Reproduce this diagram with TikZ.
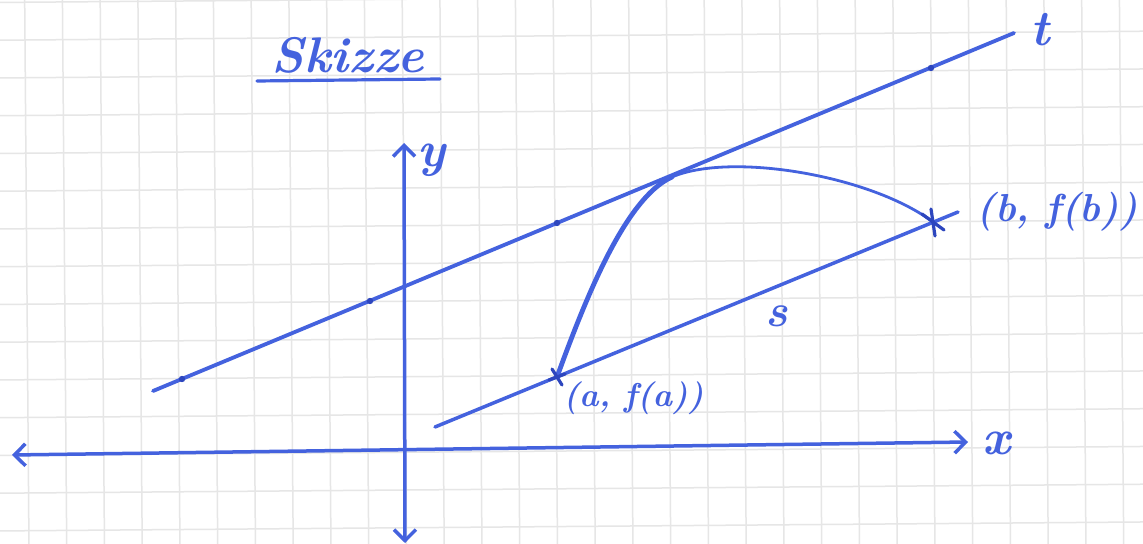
\documentclass[tikz,border=0pt]{standalone}
\usepackage{fontspec}
\usetikzlibrary{arrows.meta}
\definecolor{ink}{RGB}{68,98,222}
\definecolor{inkdark}{RGB}{45,70,190}
\definecolor{gridc}{RGB}{230,230,230}
\tikzset{
  inkline/.style={draw=ink,line width=1.75pt,line cap=round},
  gridline/.style={draw=gridc,line width=0.75pt},
  barbs/.style={{Straight Barb[length=5.5pt,width=11pt]}-{Straight Barb[length=5.5pt,width=11pt]}},
  lbl/.style={text=ink,inner sep=0pt,font=\bfseries\itshape\fontsize{#1}{#1}\selectfont},
  lbl/.default=24
}
\begin{document}
\begin{tikzpicture}[x=0.5pt,y=-0.5pt]
\fill[white] (0,0) rectangle (1143,544);
\useasboundingbox (0,0) rectangle (1143,544);
% grid paper
\begin{scope}
\clip (0,0) rectangle (1143,544);
\begin{scope}[rotate around={0.45:(25,40)}]
\foreach \i in {-2,...,31} \draw[gridline] ({25+37.75*\i},-60) -- ({25+37.75*\i},620);
\foreach \j in {-2,...,17} \draw[gridline] (-60,{2.25+37.75*\j}) -- (1220,{2.25+37.75*\j});
\end{scope}
\end{scope}
% points
\coordinate (xl) at (12,455);
\coordinate (xr) at (968,442);
\coordinate (yt) at (404,143);
\coordinate (yb) at (405,543);
\coordinate (t1) at (153,391);
\coordinate (t2) at (1014,33);
\coordinate (s1) at (435,427);
\coordinate (s2) at (958,212);
\coordinate (A) at (557,377);
\coordinate (B) at (933,222);
\coordinate (P) at (672,177);
\coordinate (ul1) at (257,81);
\coordinate (ul2) at (440,79);
\coordinate (tk1) at (182,379);
\coordinate (tk2) at (370,301);
\coordinate (tk3) at (557,223);
\coordinate (tk4) at (931,68);
% axes
\draw[inkline,barbs] (xl) -- (xr);
\draw[inkline,barbs] (yb) -- (yt);
% tangent and secant
\draw[inkline,line width=1.9pt] (t1) -- (t2);
\draw[inkline] (s1) -- (s2);
\foreach \k in {tk1,tk2,tk3,tk4} \fill[inkdark] (\k) circle (1.6pt);
% curve
\draw[ink,line width=2.4pt,line cap=round] (A) .. controls (585,300) and (625,198) .. (P);
\draw[ink,line width=1.4pt,line cap=round] (P) .. controls (730,152) and (870,175) .. (B);
% point marks
\draw[inkdark,line width=1.6pt,line cap=round] (931,209) -- (935,236);
\draw[inkdark,line width=1.6pt,line cap=round] (922,214) -- (944,230);
\draw[inkdark,line width=1.6pt,line cap=round] (552,369) -- (562,385);
\draw[inkdark,line width=1.6pt,line cap=round] (549,380) -- (565,374);
% labels
\node[lbl=25] (title) at (348,55) {Skizze};
\draw[inkline,line width=1.6pt] (ul1) -- (ul2);
\node[lbl=25] (ylab) at (432,160) {y};
\node[lbl=25] (xlab) at (997,443) {x};
\node[lbl=25] (tlab) at (1040,30) {t};
\node[lbl=23] (slab) at (777,316) {s};
\node[lbl=16.5,anchor=west] (alab) at (563,398) {(a, f(a))};
\node[lbl=19.5,anchor=east] (blab) at (1138,212) {(b, f(b))};
\end{tikzpicture}
\end{document}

* [What is required]
Do not include the images; transcribe the rest of the listing exactly.

* [Solution to the problem]
Reproduce this diagram with TikZ.
\documentclass[tikz,border=0pt]{standalone}
\usepackage{fontspec}
\usetikzlibrary{arrows.meta}
\definecolor{ink}{RGB}{68,98,222}
\definecolor{inkdark}{RGB}{45,70,190}
\definecolor{gridc}{RGB}{230,230,230}
\tikzset{
  inkline/.style={draw=ink,line width=1.75pt,line cap=round},
  gridline/.style={draw=gridc,line width=0.75pt},
  barbs/.style={{Straight Barb[length=5.5pt,width=11pt]}-{Straight Barb[length=5.5pt,width=11pt]}},
  lbl/.style={text=ink,inner sep=0pt,font=\bfseries\itshape\fontsize{#1}{#1}\selectfont},
  lbl/.default=24
}
\begin{document}
\begin{tikzpicture}[x=0.5pt,y=-0.5pt]
\fill[white] (0,0) rectangle (1143,544);
\useasboundingbox (0,0) rectangle (1143,544);
% grid paper
\begin{scope}
\clip (0,0) rectangle (1143,544);
\begin{scope}[rotate around={0.45:(25,40)}]
\foreach \i in {-2,...,31} \draw[gridline] ({25+37.75*\i},-60) -- ({25+37.75*\i},620);
\foreach \j in {-2,...,17} \draw[gridline] (-60,{2.25+37.75*\j}) -- (1220,{2.25+37.75*\j});
\end{scope}
\end{scope}
% points
\coordinate (xl) at (12,455);
\coordinate (xr) at (968,442);
\coordinate (yt) at (404,143);
\coordinate (yb) at (405,543);
\coordinate (t1) at (153,391);
\coordinate (t2) at (1014,33);
\coordinate (s1) at (435,427);
\coordinate (s2) at (958,212);
\coordinate (A) at (557,377);
\coordinate (B) at (933,222);
\coordinate (P) at (672,177);
\coordinate (ul1) at (257,81);
\coordinate (ul2) at (440,79);
\coordinate (tk1) at (182,379);
\coordinate (tk2) at (370,301);
\coordinate (tk3) at (557,223);
\coordinate (tk4) at (931,68);
% axes
\draw[inkline,barbs] (xl) -- (xr);
\draw[inkline,barbs] (yb) -- (yt);
% tangent and secant
\draw[inkline,line width=1.9pt] (t1) -- (t2);
\draw[inkline] (s1) -- (s2);
\foreach \k in {tk1,tk2,tk3,tk4} \fill[inkdark] (\k) circle (1.6pt);
% curve
\draw[ink,line width=2.4pt,line cap=round] (A) .. controls (585,300) and (625,198) .. (P);
\draw[ink,line width=1.4pt,line cap=round] (P) .. controls (730,152) and (870,175) .. (B);
% point marks
\draw[inkdark,line width=1.6pt,line cap=round] (931,209) -- (935,236);
\draw[inkdark,line width=1.6pt,line cap=round] (922,214) -- (944,230);
\draw[inkdark,line width=1.6pt,line cap=round] (552,369) -- (562,385);
\draw[inkdark,line width=1.6pt,line cap=round] (549,380) -- (565,374);
% labels
\node[lbl=25] (title) at (348,55) {Skizze};
\draw[inkline,line width=1.6pt] (ul1) -- (ul2);
\node[lbl=25] (ylab) at (432,160) {y};
\node[lbl=25] (xlab) at (997,443) {x};
\node[lbl=25] (tlab) at (1040,30) {t};
\node[lbl=23] (slab) at (777,316) {s};
\node[lbl=16.5,anchor=west] (alab) at (563,398) {(a, f(a))};
\node[lbl=19.5,anchor=east] (blab) at (1138,212) {(b, f(b))};
\end{tikzpicture}
\end{document}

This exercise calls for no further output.